● Written problem:
Retype the whole listing verbatim and keep the pictures out of it.
────
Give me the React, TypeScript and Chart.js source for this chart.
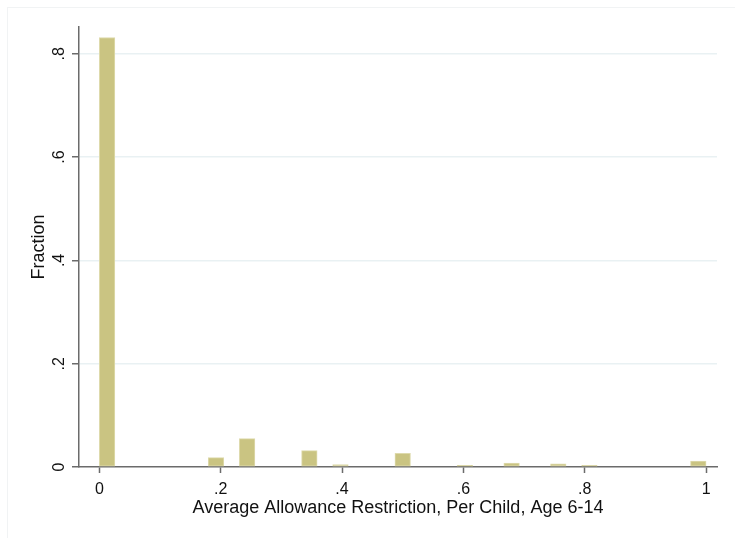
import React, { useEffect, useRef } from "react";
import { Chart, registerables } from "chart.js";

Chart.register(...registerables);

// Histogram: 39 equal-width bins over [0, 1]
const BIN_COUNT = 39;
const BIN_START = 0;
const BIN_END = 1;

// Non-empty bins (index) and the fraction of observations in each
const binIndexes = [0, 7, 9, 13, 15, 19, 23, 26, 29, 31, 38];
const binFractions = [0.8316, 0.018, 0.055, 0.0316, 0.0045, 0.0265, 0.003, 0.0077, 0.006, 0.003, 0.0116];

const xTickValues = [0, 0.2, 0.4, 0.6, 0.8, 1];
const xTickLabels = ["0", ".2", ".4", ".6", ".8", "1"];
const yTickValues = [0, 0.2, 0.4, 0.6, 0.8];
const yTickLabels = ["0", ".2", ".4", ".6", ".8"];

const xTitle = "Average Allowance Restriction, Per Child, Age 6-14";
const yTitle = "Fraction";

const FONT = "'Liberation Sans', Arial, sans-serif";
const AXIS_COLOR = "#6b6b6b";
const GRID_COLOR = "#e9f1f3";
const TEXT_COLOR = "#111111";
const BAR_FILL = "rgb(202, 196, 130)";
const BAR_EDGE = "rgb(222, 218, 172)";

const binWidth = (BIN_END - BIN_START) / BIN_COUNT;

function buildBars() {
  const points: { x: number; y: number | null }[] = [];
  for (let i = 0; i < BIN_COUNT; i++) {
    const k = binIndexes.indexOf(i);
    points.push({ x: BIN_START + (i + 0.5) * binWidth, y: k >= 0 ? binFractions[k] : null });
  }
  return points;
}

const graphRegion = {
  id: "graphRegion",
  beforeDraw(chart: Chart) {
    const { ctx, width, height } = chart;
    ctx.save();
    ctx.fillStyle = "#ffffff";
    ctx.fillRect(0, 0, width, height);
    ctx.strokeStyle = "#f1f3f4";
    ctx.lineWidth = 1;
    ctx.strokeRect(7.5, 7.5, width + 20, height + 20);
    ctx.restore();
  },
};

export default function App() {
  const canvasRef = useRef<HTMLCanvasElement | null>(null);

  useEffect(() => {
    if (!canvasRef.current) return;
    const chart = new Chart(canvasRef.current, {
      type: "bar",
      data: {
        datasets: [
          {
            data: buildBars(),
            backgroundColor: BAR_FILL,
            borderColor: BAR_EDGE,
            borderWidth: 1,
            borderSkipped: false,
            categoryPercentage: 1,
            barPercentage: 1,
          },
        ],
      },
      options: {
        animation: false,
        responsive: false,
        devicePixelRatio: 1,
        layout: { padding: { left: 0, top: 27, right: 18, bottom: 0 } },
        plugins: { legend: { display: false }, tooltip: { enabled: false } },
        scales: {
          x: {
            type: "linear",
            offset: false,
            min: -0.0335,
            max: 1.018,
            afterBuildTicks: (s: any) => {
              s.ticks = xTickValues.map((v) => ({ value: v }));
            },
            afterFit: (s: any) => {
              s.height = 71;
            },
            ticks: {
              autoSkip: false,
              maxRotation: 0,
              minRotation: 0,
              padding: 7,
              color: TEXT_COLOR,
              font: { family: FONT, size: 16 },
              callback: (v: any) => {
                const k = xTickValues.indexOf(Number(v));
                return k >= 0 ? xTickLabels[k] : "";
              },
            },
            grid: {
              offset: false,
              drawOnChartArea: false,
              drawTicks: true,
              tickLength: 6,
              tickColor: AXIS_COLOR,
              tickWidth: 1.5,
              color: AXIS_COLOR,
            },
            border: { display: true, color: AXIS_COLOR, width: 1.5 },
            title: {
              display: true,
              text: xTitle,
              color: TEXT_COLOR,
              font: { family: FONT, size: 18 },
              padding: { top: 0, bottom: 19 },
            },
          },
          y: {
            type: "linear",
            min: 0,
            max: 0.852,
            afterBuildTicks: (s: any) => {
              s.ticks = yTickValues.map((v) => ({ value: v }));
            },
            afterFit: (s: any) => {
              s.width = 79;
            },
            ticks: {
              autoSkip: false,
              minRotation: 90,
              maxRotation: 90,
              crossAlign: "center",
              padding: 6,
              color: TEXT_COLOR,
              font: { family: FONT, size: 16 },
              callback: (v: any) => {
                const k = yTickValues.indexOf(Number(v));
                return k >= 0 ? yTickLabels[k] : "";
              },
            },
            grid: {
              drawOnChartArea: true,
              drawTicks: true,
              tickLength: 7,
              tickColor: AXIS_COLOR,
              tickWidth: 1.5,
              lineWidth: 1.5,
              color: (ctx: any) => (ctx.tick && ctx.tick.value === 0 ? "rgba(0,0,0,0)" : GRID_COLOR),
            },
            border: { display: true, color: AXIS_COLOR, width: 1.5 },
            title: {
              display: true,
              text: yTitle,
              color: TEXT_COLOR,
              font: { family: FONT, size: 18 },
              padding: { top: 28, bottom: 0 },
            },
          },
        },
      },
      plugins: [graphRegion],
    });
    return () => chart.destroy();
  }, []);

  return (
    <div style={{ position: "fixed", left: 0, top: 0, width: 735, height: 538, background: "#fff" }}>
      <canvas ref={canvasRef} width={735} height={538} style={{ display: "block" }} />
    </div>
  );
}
────
● Task answer:
Give me the React, TypeScript and Chart.js source for this chart.
import React, { useEffect, useRef } from "react";
import { Chart, registerables } from "chart.js";

Chart.register(...registerables);

// Histogram: 39 equal-width bins over [0, 1]
const BIN_COUNT = 39;
const BIN_START = 0;
const BIN_END = 1;

// Non-empty bins (index) and the fraction of observations in each
const binIndexes = [0, 7, 9, 13, 15, 19, 23, 26, 29, 31, 38];
const binFractions = [0.8316, 0.018, 0.055, 0.0316, 0.0045, 0.0265, 0.003, 0.0077, 0.006, 0.003, 0.0116];

const xTickValues = [0, 0.2, 0.4, 0.6, 0.8, 1];
const xTickLabels = ["0", ".2", ".4", ".6", ".8", "1"];
const yTickValues = [0, 0.2, 0.4, 0.6, 0.8];
const yTickLabels = ["0", ".2", ".4", ".6", ".8"];

const xTitle = "Average Allowance Restriction, Per Child, Age 6-14";
const yTitle = "Fraction";

const FONT = "'Liberation Sans', Arial, sans-serif";
const AXIS_COLOR = "#6b6b6b";
const GRID_COLOR = "#e9f1f3";
const TEXT_COLOR = "#111111";
const BAR_FILL = "rgb(202, 196, 130)";
const BAR_EDGE = "rgb(222, 218, 172)";

const binWidth = (BIN_END - BIN_START) / BIN_COUNT;

function buildBars() {
  const points: { x: number; y: number | null }[] = [];
  for (let i = 0; i < BIN_COUNT; i++) {
    const k = binIndexes.indexOf(i);
    points.push({ x: BIN_START + (i + 0.5) * binWidth, y: k >= 0 ? binFractions[k] : null });
  }
  return points;
}

const graphRegion = {
  id: "graphRegion",
  beforeDraw(chart: Chart) {
    const { ctx, width, height } = chart;
    ctx.save();
    ctx.fillStyle = "#ffffff";
    ctx.fillRect(0, 0, width, height);
    ctx.strokeStyle = "#f1f3f4";
    ctx.lineWidth = 1;
    ctx.strokeRect(7.5, 7.5, width + 20, height + 20);
    ctx.restore();
  },
};

export default function App() {
  const canvasRef = useRef<HTMLCanvasElement | null>(null);

  useEffect(() => {
    if (!canvasRef.current) return;
    const chart = new Chart(canvasRef.current, {
      type: "bar",
      data: {
        datasets: [
          {
            data: buildBars(),
            backgroundColor: BAR_FILL,
            borderColor: BAR_EDGE,
            borderWidth: 1,
            borderSkipped: false,
            categoryPercentage: 1,
            barPercentage: 1,
          },
        ],
      },
      options: {
        animation: false,
        responsive: false,
        devicePixelRatio: 1,
        layout: { padding: { left: 0, top: 27, right: 18, bottom: 0 } },
        plugins: { legend: { display: false }, tooltip: { enabled: false } },
        scales: {
          x: {
            type: "linear",
            offset: false,
            min: -0.0335,
            max: 1.018,
            afterBuildTicks: (s: any) => {
              s.ticks = xTickValues.map((v) => ({ value: v }));
            },
            afterFit: (s: any) => {
              s.height = 71;
            },
            ticks: {
              autoSkip: false,
              maxRotation: 0,
              minRotation: 0,
              padding: 7,
              color: TEXT_COLOR,
              font: { family: FONT, size: 16 },
              callback: (v: any) => {
                const k = xTickValues.indexOf(Number(v));
                return k >= 0 ? xTickLabels[k] : "";
              },
            },
            grid: {
              offset: false,
              drawOnChartArea: false,
              drawTicks: true,
              tickLength: 6,
              tickColor: AXIS_COLOR,
              tickWidth: 1.5,
              color: AXIS_COLOR,
            },
            border: { display: true, color: AXIS_COLOR, width: 1.5 },
            title: {
              display: true,
              text: xTitle,
              color: TEXT_COLOR,
              font: { family: FONT, size: 18 },
              padding: { top: 0, bottom: 19 },
            },
          },
          y: {
            type: "linear",
            min: 0,
            max: 0.852,
            afterBuildTicks: (s: any) => {
              s.ticks = yTickValues.map((v) => ({ value: v }));
            },
            afterFit: (s: any) => {
              s.width = 79;
            },
            ticks: {
              autoSkip: false,
              minRotation: 90,
              maxRotation: 90,
              crossAlign: "center",
              padding: 6,
              color: TEXT_COLOR,
              font: { family: FONT, size: 16 },
              callback: (v: any) => {
                const k = yTickValues.indexOf(Number(v));
                return k >= 0 ? yTickLabels[k] : "";
              },
            },
            grid: {
              drawOnChartArea: true,
              drawTicks: true,
              tickLength: 7,
              tickColor: AXIS_COLOR,
              tickWidth: 1.5,
              lineWidth: 1.5,
              color: (ctx: any) => (ctx.tick && ctx.tick.value === 0 ? "rgba(0,0,0,0)" : GRID_COLOR),
            },
            border: { display: true, color: AXIS_COLOR, width: 1.5 },
            title: {
              display: true,
              text: yTitle,
              color: TEXT_COLOR,
              font: { family: FONT, size: 18 },
              padding: { top: 28, bottom: 0 },
            },
          },
        },
      },
      plugins: [graphRegion],
    });
    return () => chart.destroy();
  }, []);

  return (
    <div style={{ position: "fixed", left: 0, top: 0, width: 735, height: 538, background: "#fff" }}>
      <canvas ref={canvasRef} width={735} height={538} style={{ display: "block" }} />
    </div>
  );
}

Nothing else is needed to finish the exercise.